DIRECTIONS FOR THIS TASK =
Write the data out again exactly, dropping any images it holds.

DATASET CONTENT =

------------

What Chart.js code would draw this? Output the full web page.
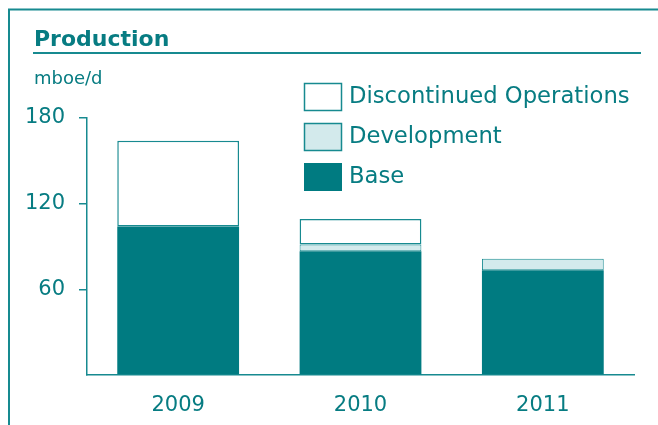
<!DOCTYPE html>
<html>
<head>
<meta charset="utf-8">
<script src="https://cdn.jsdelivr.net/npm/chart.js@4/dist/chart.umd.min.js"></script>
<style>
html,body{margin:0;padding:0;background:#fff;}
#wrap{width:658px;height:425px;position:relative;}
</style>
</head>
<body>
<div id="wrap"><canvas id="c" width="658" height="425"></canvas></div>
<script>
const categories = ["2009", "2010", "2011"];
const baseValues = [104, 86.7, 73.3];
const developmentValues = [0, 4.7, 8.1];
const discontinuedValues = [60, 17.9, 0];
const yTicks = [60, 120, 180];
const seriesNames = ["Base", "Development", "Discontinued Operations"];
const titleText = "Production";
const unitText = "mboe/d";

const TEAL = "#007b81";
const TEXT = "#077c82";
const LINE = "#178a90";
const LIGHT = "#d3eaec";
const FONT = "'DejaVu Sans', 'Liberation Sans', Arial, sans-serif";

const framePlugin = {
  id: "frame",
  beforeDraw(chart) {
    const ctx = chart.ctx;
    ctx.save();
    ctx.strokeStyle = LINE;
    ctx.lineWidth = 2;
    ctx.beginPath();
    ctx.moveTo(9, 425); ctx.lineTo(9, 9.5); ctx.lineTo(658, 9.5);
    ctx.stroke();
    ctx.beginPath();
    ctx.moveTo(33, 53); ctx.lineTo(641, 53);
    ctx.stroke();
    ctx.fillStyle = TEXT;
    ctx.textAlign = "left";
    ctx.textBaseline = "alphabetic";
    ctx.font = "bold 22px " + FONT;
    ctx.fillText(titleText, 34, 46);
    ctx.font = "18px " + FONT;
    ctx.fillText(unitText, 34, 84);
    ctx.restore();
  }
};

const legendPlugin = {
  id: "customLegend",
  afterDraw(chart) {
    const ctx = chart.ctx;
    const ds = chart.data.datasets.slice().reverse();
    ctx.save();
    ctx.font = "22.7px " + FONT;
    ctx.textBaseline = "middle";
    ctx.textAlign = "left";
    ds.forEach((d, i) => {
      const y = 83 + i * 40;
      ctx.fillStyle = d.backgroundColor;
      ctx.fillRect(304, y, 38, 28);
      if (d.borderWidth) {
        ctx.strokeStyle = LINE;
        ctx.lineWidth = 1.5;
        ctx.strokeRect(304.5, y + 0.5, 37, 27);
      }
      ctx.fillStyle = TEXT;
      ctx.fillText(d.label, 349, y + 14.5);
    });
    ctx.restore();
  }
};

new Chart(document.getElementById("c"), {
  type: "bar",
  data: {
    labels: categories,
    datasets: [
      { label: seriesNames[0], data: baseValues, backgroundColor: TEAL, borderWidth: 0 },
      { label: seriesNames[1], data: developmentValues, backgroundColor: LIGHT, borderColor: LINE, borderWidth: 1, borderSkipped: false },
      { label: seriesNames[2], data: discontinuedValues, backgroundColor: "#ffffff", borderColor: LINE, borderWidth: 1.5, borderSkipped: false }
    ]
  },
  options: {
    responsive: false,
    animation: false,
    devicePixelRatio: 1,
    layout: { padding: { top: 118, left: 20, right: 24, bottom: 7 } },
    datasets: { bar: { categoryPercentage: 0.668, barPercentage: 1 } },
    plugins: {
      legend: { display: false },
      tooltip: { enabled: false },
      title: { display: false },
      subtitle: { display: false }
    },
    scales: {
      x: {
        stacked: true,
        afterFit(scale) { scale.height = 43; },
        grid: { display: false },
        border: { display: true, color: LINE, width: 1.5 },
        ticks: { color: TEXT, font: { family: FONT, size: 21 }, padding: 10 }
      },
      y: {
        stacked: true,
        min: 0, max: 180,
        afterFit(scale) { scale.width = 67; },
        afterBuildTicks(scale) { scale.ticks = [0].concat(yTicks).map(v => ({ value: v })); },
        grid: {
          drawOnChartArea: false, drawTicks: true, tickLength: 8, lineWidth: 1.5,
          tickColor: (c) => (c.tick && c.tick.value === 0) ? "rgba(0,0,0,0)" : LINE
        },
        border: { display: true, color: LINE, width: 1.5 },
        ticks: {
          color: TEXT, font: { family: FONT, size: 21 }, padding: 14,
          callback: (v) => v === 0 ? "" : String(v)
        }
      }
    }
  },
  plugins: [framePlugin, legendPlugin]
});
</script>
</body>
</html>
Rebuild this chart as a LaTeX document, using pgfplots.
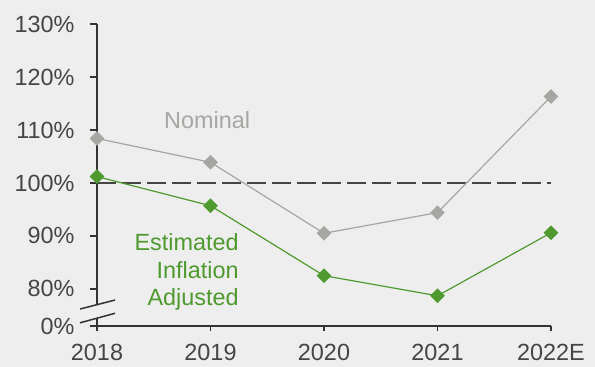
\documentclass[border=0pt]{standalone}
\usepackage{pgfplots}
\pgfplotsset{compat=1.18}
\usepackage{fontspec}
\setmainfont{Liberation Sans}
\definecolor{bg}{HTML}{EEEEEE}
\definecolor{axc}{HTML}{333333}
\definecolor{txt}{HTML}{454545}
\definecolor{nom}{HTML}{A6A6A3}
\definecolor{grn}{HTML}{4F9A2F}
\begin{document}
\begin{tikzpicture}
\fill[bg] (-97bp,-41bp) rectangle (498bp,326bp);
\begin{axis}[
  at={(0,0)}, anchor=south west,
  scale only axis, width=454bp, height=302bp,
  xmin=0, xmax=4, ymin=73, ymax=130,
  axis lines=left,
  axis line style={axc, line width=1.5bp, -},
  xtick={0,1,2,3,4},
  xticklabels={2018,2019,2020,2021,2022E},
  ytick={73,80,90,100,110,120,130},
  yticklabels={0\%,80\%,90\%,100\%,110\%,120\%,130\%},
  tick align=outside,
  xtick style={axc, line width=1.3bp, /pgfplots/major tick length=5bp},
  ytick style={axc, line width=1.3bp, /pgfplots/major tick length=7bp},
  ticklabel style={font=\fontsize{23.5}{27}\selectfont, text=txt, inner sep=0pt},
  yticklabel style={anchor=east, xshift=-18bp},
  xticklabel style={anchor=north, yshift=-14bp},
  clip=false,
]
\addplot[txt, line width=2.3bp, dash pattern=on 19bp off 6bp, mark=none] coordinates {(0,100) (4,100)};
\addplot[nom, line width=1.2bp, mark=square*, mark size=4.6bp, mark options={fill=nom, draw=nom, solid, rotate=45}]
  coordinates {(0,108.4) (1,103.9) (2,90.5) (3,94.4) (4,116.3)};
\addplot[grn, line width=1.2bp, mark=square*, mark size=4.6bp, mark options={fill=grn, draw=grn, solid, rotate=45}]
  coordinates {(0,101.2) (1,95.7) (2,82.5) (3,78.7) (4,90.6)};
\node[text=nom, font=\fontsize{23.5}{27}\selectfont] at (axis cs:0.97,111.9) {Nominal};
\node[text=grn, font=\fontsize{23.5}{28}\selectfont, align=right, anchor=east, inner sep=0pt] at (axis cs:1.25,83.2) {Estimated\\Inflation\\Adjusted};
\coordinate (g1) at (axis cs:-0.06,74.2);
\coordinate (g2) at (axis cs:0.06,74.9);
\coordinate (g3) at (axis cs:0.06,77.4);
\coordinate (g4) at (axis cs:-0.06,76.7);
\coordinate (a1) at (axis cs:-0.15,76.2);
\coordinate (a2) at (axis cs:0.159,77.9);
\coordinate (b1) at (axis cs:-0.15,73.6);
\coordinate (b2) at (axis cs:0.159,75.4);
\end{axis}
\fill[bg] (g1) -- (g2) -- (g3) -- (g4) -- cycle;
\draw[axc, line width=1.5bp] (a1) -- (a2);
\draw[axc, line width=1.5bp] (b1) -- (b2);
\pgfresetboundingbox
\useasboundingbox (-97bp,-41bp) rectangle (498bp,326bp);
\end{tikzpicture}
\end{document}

------------

TASK RESULT =
What Chart.js code would draw this? Output the full web page.
<!DOCTYPE html>
<html>
<head>
<meta charset="utf-8">
<script src="https://cdn.jsdelivr.net/npm/chart.js@4/dist/chart.umd.min.js"></script>
<style>
html,body{margin:0;padding:0;background:#fff;}
#wrap{width:658px;height:425px;position:relative;}
</style>
</head>
<body>
<div id="wrap"><canvas id="c" width="658" height="425"></canvas></div>
<script>
const categories = ["2009", "2010", "2011"];
const baseValues = [104, 86.7, 73.3];
const developmentValues = [0, 4.7, 8.1];
const discontinuedValues = [60, 17.9, 0];
const yTicks = [60, 120, 180];
const seriesNames = ["Base", "Development", "Discontinued Operations"];
const titleText = "Production";
const unitText = "mboe/d";

const TEAL = "#007b81";
const TEXT = "#077c82";
const LINE = "#178a90";
const LIGHT = "#d3eaec";
const FONT = "'DejaVu Sans', 'Liberation Sans', Arial, sans-serif";

const framePlugin = {
  id: "frame",
  beforeDraw(chart) {
    const ctx = chart.ctx;
    ctx.save();
    ctx.strokeStyle = LINE;
    ctx.lineWidth = 2;
    ctx.beginPath();
    ctx.moveTo(9, 425); ctx.lineTo(9, 9.5); ctx.lineTo(658, 9.5);
    ctx.stroke();
    ctx.beginPath();
    ctx.moveTo(33, 53); ctx.lineTo(641, 53);
    ctx.stroke();
    ctx.fillStyle = TEXT;
    ctx.textAlign = "left";
    ctx.textBaseline = "alphabetic";
    ctx.font = "bold 22px " + FONT;
    ctx.fillText(titleText, 34, 46);
    ctx.font = "18px " + FONT;
    ctx.fillText(unitText, 34, 84);
    ctx.restore();
  }
};

const legendPlugin = {
  id: "customLegend",
  afterDraw(chart) {
    const ctx = chart.ctx;
    const ds = chart.data.datasets.slice().reverse();
    ctx.save();
    ctx.font = "22.7px " + FONT;
    ctx.textBaseline = "middle";
    ctx.textAlign = "left";
    ds.forEach((d, i) => {
      const y = 83 + i * 40;
      ctx.fillStyle = d.backgroundColor;
      ctx.fillRect(304, y, 38, 28);
      if (d.borderWidth) {
        ctx.strokeStyle = LINE;
        ctx.lineWidth = 1.5;
        ctx.strokeRect(304.5, y + 0.5, 37, 27);
      }
      ctx.fillStyle = TEXT;
      ctx.fillText(d.label, 349, y + 14.5);
    });
    ctx.restore();
  }
};

new Chart(document.getElementById("c"), {
  type: "bar",
  data: {
    labels: categories,
    datasets: [
      { label: seriesNames[0], data: baseValues, backgroundColor: TEAL, borderWidth: 0 },
      { label: seriesNames[1], data: developmentValues, backgroundColor: LIGHT, borderColor: LINE, borderWidth: 1, borderSkipped: false },
      { label: seriesNames[2], data: discontinuedValues, backgroundColor: "#ffffff", borderColor: LINE, borderWidth: 1.5, borderSkipped: false }
    ]
  },
  options: {
    responsive: false,
    animation: false,
    devicePixelRatio: 1,
    layout: { padding: { top: 118, left: 20, right: 24, bottom: 7 } },
    datasets: { bar: { categoryPercentage: 0.668, barPercentage: 1 } },
    plugins: {
      legend: { display: false },
      tooltip: { enabled: false },
      title: { display: false },
      subtitle: { display: false }
    },
    scales: {
      x: {
        stacked: true,
        afterFit(scale) { scale.height = 43; },
        grid: { display: false },
        border: { display: true, color: LINE, width: 1.5 },
        ticks: { color: TEXT, font: { family: FONT, size: 21 }, padding: 10 }
      },
      y: {
        stacked: true,
        min: 0, max: 180,
        afterFit(scale) { scale.width = 67; },
        afterBuildTicks(scale) { scale.ticks = [0].concat(yTicks).map(v => ({ value: v })); },
        grid: {
          drawOnChartArea: false, drawTicks: true, tickLength: 8, lineWidth: 1.5,
          tickColor: (c) => (c.tick && c.tick.value === 0) ? "rgba(0,0,0,0)" : LINE
        },
        border: { display: true, color: LINE, width: 1.5 },
        ticks: {
          color: TEXT, font: { family: FONT, size: 21 }, padding: 14,
          callback: (v) => v === 0 ? "" : String(v)
        }
      }
    }
  },
  plugins: [framePlugin, legendPlugin]
});
</script>
</body>
</html>
Rebuild this chart as a LaTeX document, using pgfplots.
\documentclass[border=0pt]{standalone}
\usepackage{pgfplots}
\pgfplotsset{compat=1.18}
\usepackage{fontspec}
\setmainfont{Liberation Sans}
\definecolor{bg}{HTML}{EEEEEE}
\definecolor{axc}{HTML}{333333}
\definecolor{txt}{HTML}{454545}
\definecolor{nom}{HTML}{A6A6A3}
\definecolor{grn}{HTML}{4F9A2F}
\begin{document}
\begin{tikzpicture}
\fill[bg] (-97bp,-41bp) rectangle (498bp,326bp);
\begin{axis}[
  at={(0,0)}, anchor=south west,
  scale only axis, width=454bp, height=302bp,
  xmin=0, xmax=4, ymin=73, ymax=130,
  axis lines=left,
  axis line style={axc, line width=1.5bp, -},
  xtick={0,1,2,3,4},
  xticklabels={2018,2019,2020,2021,2022E},
  ytick={73,80,90,100,110,120,130},
  yticklabels={0\%,80\%,90\%,100\%,110\%,120\%,130\%},
  tick align=outside,
  xtick style={axc, line width=1.3bp, /pgfplots/major tick length=5bp},
  ytick style={axc, line width=1.3bp, /pgfplots/major tick length=7bp},
  ticklabel style={font=\fontsize{23.5}{27}\selectfont, text=txt, inner sep=0pt},
  yticklabel style={anchor=east, xshift=-18bp},
  xticklabel style={anchor=north, yshift=-14bp},
  clip=false,
]
\addplot[txt, line width=2.3bp, dash pattern=on 19bp off 6bp, mark=none] coordinates {(0,100) (4,100)};
\addplot[nom, line width=1.2bp, mark=square*, mark size=4.6bp, mark options={fill=nom, draw=nom, solid, rotate=45}]
  coordinates {(0,108.4) (1,103.9) (2,90.5) (3,94.4) (4,116.3)};
\addplot[grn, line width=1.2bp, mark=square*, mark size=4.6bp, mark options={fill=grn, draw=grn, solid, rotate=45}]
  coordinates {(0,101.2) (1,95.7) (2,82.5) (3,78.7) (4,90.6)};
\node[text=nom, font=\fontsize{23.5}{27}\selectfont] at (axis cs:0.97,111.9) {Nominal};
\node[text=grn, font=\fontsize{23.5}{28}\selectfont, align=right, anchor=east, inner sep=0pt] at (axis cs:1.25,83.2) {Estimated\\Inflation\\Adjusted};
\coordinate (g1) at (axis cs:-0.06,74.2);
\coordinate (g2) at (axis cs:0.06,74.9);
\coordinate (g3) at (axis cs:0.06,77.4);
\coordinate (g4) at (axis cs:-0.06,76.7);
\coordinate (a1) at (axis cs:-0.15,76.2);
\coordinate (a2) at (axis cs:0.159,77.9);
\coordinate (b1) at (axis cs:-0.15,73.6);
\coordinate (b2) at (axis cs:0.159,75.4);
\end{axis}
\fill[bg] (g1) -- (g2) -- (g3) -- (g4) -- cycle;
\draw[axc, line width=1.5bp] (a1) -- (a2);
\draw[axc, line width=1.5bp] (b1) -- (b2);
\pgfresetboundingbox
\useasboundingbox (-97bp,-41bp) rectangle (498bp,326bp);
\end{tikzpicture}
\end{document}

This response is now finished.